Photography blooper #1
Over the holidays with family I had more of an excuse to use my newish DSLR than usual, in the way of time and subjects. To my shame I forgot it the first day we went out to Coogee and Watson's Bay, so made do with the phone that day. Then later in the week I was using it and one day I changed the battery, as you do, and then took some shots at Balmoral, without paying much attention to the screen playback, because it was too glary to see it at any rate ... So when I got home I was rather miffed and disappointed to discover that all the shots were decidedly blue.
I'd been using it in P mode, because I just wanted to take happy snaps as it was the middle of the day and not ideal lighting anyway, but I wanted to spot focus more easily.

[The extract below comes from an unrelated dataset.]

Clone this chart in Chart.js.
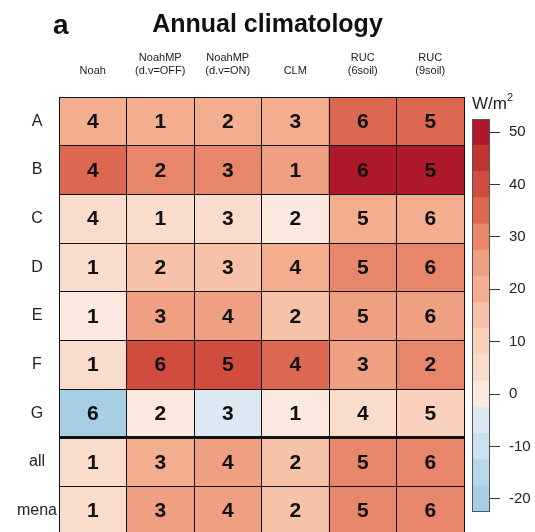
<!DOCTYPE html>
<html>
<head>
<meta charset="utf-8">
<script src="https://cdn.jsdelivr.net/npm/chart.js@4"></script>
<style>
  html, body { margin: 0; padding: 0; background: #fff; overflow: hidden; }
  #wrap { position: relative; width: 535px; height: 532px; overflow: hidden; font-family: "Liberation Sans", Arial, sans-serif; }
  #heat { position: absolute; left: 0; top: 0; }
  #bar { position: absolute; left: 440px; top: 0; }
  .panel { position: absolute; left: 53px; top: 9px; font-size: 28px; font-weight: bold; color: #111; }
  .title { position: absolute; left: 0; width: 535px; top: 9px; text-align: center; font-size: 25px; font-weight: bold; color: #111; }
  .unit { position: absolute; left: 472px; top: 92px; font-size: 17px; color: #222; }
  .unit sup { font-size: 11px; position: relative; top: -1px; }
</style>
</head>
<body>
<div id="wrap">
  <canvas id="heat" width="535" height="545"></canvas>
  <canvas id="bar" width="95" height="532"></canvas>
  <div class="panel">a</div>
  <div class="title">Annual climatology</div>
  <div class="unit">W/m<sup>2</sup></div>
</div>
<script>
// rows and columns of the table
const rowNames = ['A', 'B', 'C', 'D', 'E', 'F', 'G', 'all', 'mena'];
const colNames = [['Noah'], ['NoahMP', '(d.v=OFF)'], ['NoahMP', '(d.v=ON)'], ['CLM'], ['RUC', '(6soil)'], ['RUC', '(9soil)']];

// bias in W/m2
const values = [
    [20, 18, 18, 18, 36, 35],
    [36, 29, 30, 26, 51, 51],
    [7, 7, 7, 2, 21, 21],
    [6, 14, 15, 19, 30, 29],
    [1, 24, 24, 14, 23, 23],
    [6, 42, 42, 36, 26, 29],
    [-20, 1, -5, 1, 4, 9],
    [6, 20, 24, 15, 30, 30],
    [6, 25, 25, 15, 31, 31]
];

// rank printed in each cell
const ranks = [
    [4, 1, 2, 3, 6, 5],
    [4, 2, 3, 1, 6, 5],
    [4, 1, 3, 2, 5, 6],
    [1, 2, 3, 4, 5, 6],
    [1, 3, 4, 2, 5, 6],
    [1, 6, 5, 4, 3, 2],
    [6, 2, 3, 1, 4, 5],
    [1, 3, 4, 2, 5, 6],
    [1, 3, 4, 2, 5, 6]
];

// colour bar: bin edges, bin colours, tick labels
const binEdges = [-22.5, -17.5, -12.5, -7.5, -2.5, 2.5, 7.5, 12.5, 17.5, 22.5, 27.5, 32.5, 37.5, 42.5, 47.5, 52.5];
const binColors = ['#a6cee4', '#b8d7e9', '#cae1ee', '#dce9f2', '#fbe8df', '#fadccd', '#f9d1bd', '#f6c2a8', '#f3ae90', '#ef9f82', '#e7866b', '#dc6851', '#cf4c3f', '#c13532', '#b0182b'];
const barTicks = [-20, -10, 0, 10, 20, 30, 40, 50];

const FONT = '"Liberation Sans", Arial, sans-serif';

function colorFor(v) {
    for (let i = 0; i < binColors.length; i++) {
        if (v < binEdges[i + 1]) return binColors[i];
    }
    return binColors[binColors.length - 1];
}

// write the rank in the middle of each cell
const rankLabels = {
    id: 'rankLabels',
    afterDraw(chart) {
        const ctx = chart.ctx;
        ctx.save();
        ctx.font = 'bold 21px ' + FONT;
        ctx.fillStyle = '#111';
        ctx.textAlign = 'center';
        ctx.textBaseline = 'middle';
        chart.data.datasets.forEach((ds, i) => {
            chart.getDatasetMeta(i).data.forEach((bar, j) => {
                const yMid = (bar.y + bar.base) / 2;
                ctx.fillText(String(ds.ranks[j]), bar.x, yMid + 1);
            });
        });
        ctx.restore();
    }
};

const heatData = rowNames.map((name, i) => ({
    label: name,
    data: colNames.map(() => [i, i + 1]),
    backgroundColor: values[i].map(colorFor),
    ranks: ranks[i],
    borderWidth: 0,
    grouped: false,
    barPercentage: 1,
    categoryPercentage: 1
}));

new Chart(document.getElementById('heat'), {
    type: 'bar',
    data: { labels: colNames, datasets: heatData },
    options: {
        responsive: false,
        animation: false,
        layout: { padding: { top: 0, left: 0, right: 71, bottom: 10 } },
        plugins: { legend: { display: false }, tooltip: { enabled: false } },
        scales: {
            x: {
                position: 'top',
                grid: { offset: true, color: '#111', lineWidth: 1, drawTicks: false, z: 1 },
                border: { display: false },
                ticks: { padding: 19, color: '#222', font: { family: FONT, size: 11 } },
                afterFit: s => { s.height = 97; }
            },
            y: {
                type: 'linear',
                reverse: true,
                min: 0,
                max: 9,
                afterBuildTicks: s => { s.ticks = rowNames.concat(['']).map((_, k) => ({ value: k })); },
                ticks: { display: false },
                grid: { color: '#111', lineWidth: c => (c.tick.value === 7 ? 3 : 1), drawTicks: false, z: 1 },
                border: { display: false },
                afterFit: s => { s.width = 0; }
            },
            yl: {
                type: 'category',
                labels: rowNames,
                position: 'left',
                offset: true,
                grid: { display: false },
                border: { display: false },
                ticks: { crossAlign: 'center', padding: -6, color: '#222', font: { family: FONT, size: 16 } },
                afterFit: s => { s.width = 59; }
            }
        }
    },
    plugins: [rankLabels]
});

// outline around the colour bar
const barFrame = {
    id: 'barFrame',
    afterDatasetsDraw(chart) {
        const a = chart.chartArea;
        const ctx = chart.ctx;
        ctx.save();
        ctx.strokeStyle = '#555';
        ctx.lineWidth = 1;
        ctx.strokeRect(a.left + 0.5, a.top + 0.5, a.right - a.left - 1, a.bottom - a.top - 1);
        ctx.restore();
    }
};

const barData = binColors.map((c, i) => ({
    data: [[binEdges[i], binEdges[i + 1]]],
    backgroundColor: c,
    borderWidth: 0,
    grouped: false,
    barPercentage: 1,
    categoryPercentage: 1
}));

new Chart(document.getElementById('bar'), {
    type: 'bar',
    data: { labels: ['bins'], datasets: barData },
    options: {
        responsive: false,
        animation: false,
        layout: { padding: { top: 119, left: 32, right: 0, bottom: 20 } },
        plugins: { legend: { display: false }, tooltip: { enabled: false } },
        scales: {
            x: { display: false },
            y: {
                position: 'right',
                min: binEdges[0],
                max: binEdges[binEdges.length - 1],
                afterBuildTicks: s => { s.ticks = barTicks.map(v => ({ value: v })); },
                grid: { drawOnChartArea: false, drawTicks: true, tickLength: 10, color: '#333' },
                border: { display: false },
                ticks: { padding: 9, color: '#222', font: { family: FONT, size: 15 } },
                afterFit: s => { s.width = 45; }
            }
        }
    },
    plugins: [barFrame]
});
</script>
</body>
</html>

So I thought the camera must be malfunctioning somewhere. When I investigated the problem later pictures were fine in fully "auto" mode but horrible in any other. When I mentioned this to a friend they suggested the white balance, but I thought 'no, I didn't do anything to the white balance', but I have since checked and somehow, while fiddling about changing the battery, I must have interfered with the white balance setting and pushed it onto "incandescent" in manual modes (it was still set to "auto" in "auto" mode, obviously).
What I was unprepared for though, is the monumental difference this made. Here is a photo comparisons between "Auto" mode and "P" mode with the white balance on "incandescent", from my balcony. (To me, white balance is one of those things I'd rather deal with at the print level, not at the time of taking a photo.)


All was not completely lost as I was able to adjust the photos in iPhoto to some extent, though I don't know that I have managed to get the colours completely true. Here are my corrections. The reason my nieces were getting about with red roses is because as we scrambled over the rocks they actually started washing up out of the sea, which was strangely romantic and provided us with some fun fantasising. I told the youngest one that someone over the sea must love her. And she says 'but how would they know the roses would wash up just as we walked past', and well, that's just the magic isn't it. Only Hollywood has the answer to that.